Either way, I'd try the card and see if it works. Fixing won't be expensive (£30 above is a good deal) and z10m has a nice setup (even got extraction!!)

EDIT: Having a closer look at the images, I'm 90% certain it's an AC coupling cap, so the card might just run in 8x mode. I'd get it fixed for £30 :)

PS: Don't sweat knocking these off. I bumped one off a prototype board of mine a few weeks back, whole thing turned to black smoke. Oh well, only 2k down the drain :cry:

The caps aren't damaged. Nothing crushed that looks obvious. One was forced off from my thumb nail as the plate popped and slid off prising it up around the edges. The other has been moved while still stuck on one end. As the one that came off had obviously pushed the other one.

I never knew what was under there on that very edge. Though the fact the caps were saturated in oil and the pads were so gooey made it a nightmare getting the backplate off. The cap seemed to come off with very little effort. I've been seeing this oil appear on the card for a few years now.

Though no joke, when I felt my nail clip that capacitor, my temperature soared through the roof. Those thermal pads were awful to deal with. They were leaking all over the board while most of the ones on the GPU side had mostly dried to brittleness.

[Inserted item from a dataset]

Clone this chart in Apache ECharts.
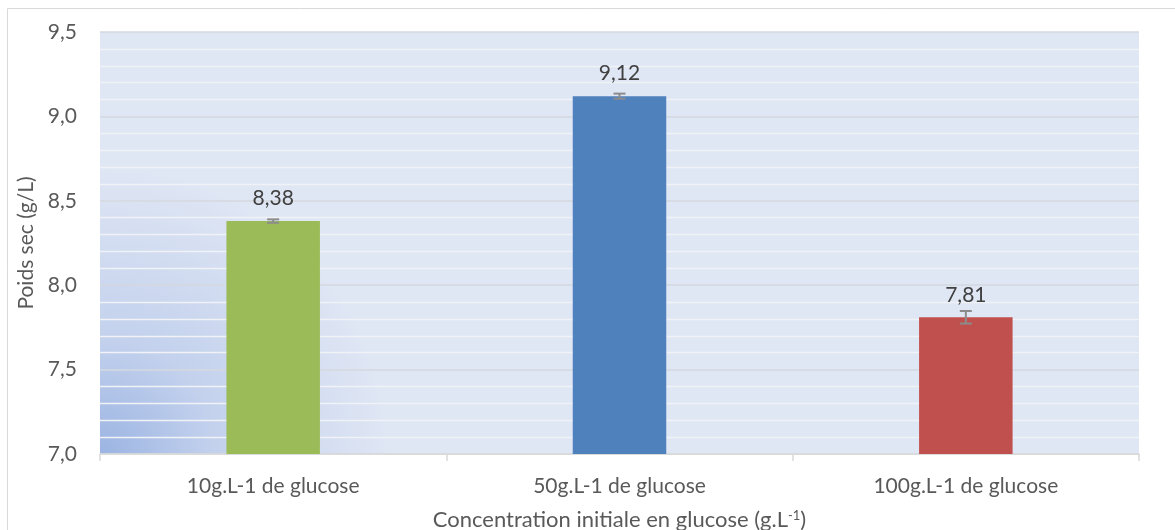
<!DOCTYPE html>
<html><head><meta charset="utf-8">
<script src="https://cdn.jsdelivr.net/npm/echarts@6/dist/echarts.min.js"></script>
<style>html,body{margin:0;padding:0;background:#fff}#c{width:1175px;height:530px}</style>
</head><body><div id="c"></div>
<script>
const categories = ['10g.L-1 de glucose', '50g.L-1 de glucose', '100g.L-1 de glucose'];
const values = [8.38, 9.12, 7.81];
const errors = [0.01, 0.015, 0.037];
const barColors = ['#9bbb59', '#4f81bd', '#c0504d'];
const yTicks = [7.0, 7.5, 8.0, 8.5, 9.0, 9.5];

const FONT = 'Lato';
const FS = 21;
const fmt = (v, d) => v.toFixed(d).replace('.', ',');

const chart = echarts.init(document.getElementById('c'), null, {renderer: 'canvas'});
chart.setOption({
  animation: false,
  textStyle: {fontFamily: FONT},
  graphic: [{
    type: 'rect', z: -10,
    shape: {x: 7.5, y: 8.5, width: 1200, height: 600},
    style: {fill: 'none', stroke: '#d9d9d9', lineWidth: 1}
  }],
  grid: {
    left: 100, right: 36, top: 32, bottom: 76, show: true, borderWidth: 0,
    containLabel: false, outerBoundsMode: 'none',
    backgroundColor: {
      type: 'radial', x: 0, y: 1, r: 0.68,
      colorStops: [
        {offset: 0, color: '#9bb4e2'},
        {offset: 0.4, color: '#c3d1ed'},
        {offset: 1, color: '#dfe6f4'}
      ]
    }
  },
  xAxis: {
    type: 'category', data: categories,
    axisLine: {lineStyle: {color: '#d9d9d9', width: 1.5}},
    axisTick: {show: true, length: 7, lineStyle: {color: '#d9d9d9', width: 1.5}},
    axisLabel: {color: '#595959', fontSize: FS, margin: 22, fontFamily: FONT},
    name: '{a|Concentration initiale en glucose (g.L}{s|-1}{a|)}',
    nameLocation: 'middle', nameGap: 55,
    nameTextStyle: {
      rich: {
        a: {color: '#595959', fontSize: 22, fontFamily: FONT},
        s: {color: '#595959', fontSize: 13, fontFamily: FONT, verticalAlign: 'top', padding: [0, 0, 9, 0]}
      }
    }
  },
  yAxis: {
    type: 'value', min: 7.0, max: 9.5, interval: 0.5,
    axisLine: {show: false}, axisTick: {show: false},
    axisLabel: {color: '#595959', fontSize: FS, margin: 23, fontFamily: FONT,
      formatter: v => yTicks.includes(Math.round(v * 10) / 10) ? fmt(v, 1) : ''},
    splitLine: {show: true, lineStyle: {color: '#d5d9df', width: 1.5}},
    minorTick: {show: false, splitNumber: 5},
    minorSplitLine: {show: true, lineStyle: {color: '#f0f2f6', width: 1.4}},
    name: 'Poids sec (g/L)', nameLocation: 'middle', nameGap: 61,
    nameTextStyle: {color: '#595959', fontSize: FS, fontFamily: FONT}
  },
  series: [{
    type: 'bar', barWidth: '27%',
    data: values.map((v, i) => ({value: v, itemStyle: {color: barColors[i]}})),
    label: {show: true, position: 'top', distance: 12, color: '#404040', fontSize: FS, fontFamily: FONT,
      formatter: p => fmt(p.value, 2)},
    z: 2
  }, {
    type: 'custom', z: 5,
    data: values.map((v, i) => [i, v - errors[i], v + errors[i]]),
    renderItem: (params, api) => {
      const lo = api.coord([api.value(0), api.value(1)]);
      const hi = api.coord([api.value(0), api.value(2)]);
      const w = 6;
      const st = {stroke: '#8c8c8c', lineWidth: 2};
      return {type: 'group', children: [
        {type: 'line', shape: {x1: lo[0], y1: lo[1], x2: hi[0], y2: hi[1]}, style: st},
        {type: 'line', shape: {x1: lo[0] - w, y1: lo[1], x2: lo[0] + w, y2: lo[1]}, style: st},
        {type: 'line', shape: {x1: hi[0] - w, y1: hi[1], x2: hi[0] + w, y2: hi[1]}, style: st}
      ]};
    }
  }]
});
</script></body></html>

From what I know now, wish I used a hair dryer on the backplates. Gamer Nexus made it look so easy. Though, when he stripped his down, it was new so no 4 years of heat cycles.


@z10m I'll get back to you soon on that. As I'm not aware of anyone local who would even have the skill for this let alone them screwing up the solder.

I assume you know how small these capacitors are? it's frighteningly small.


[Edit] Yep, I've just examined those capacitors. They're not damaged. One is still attached to the solder but pushed off one of the contacts to an angle. While I have the one that came off in a tiny screw bag. Both has their respective shape.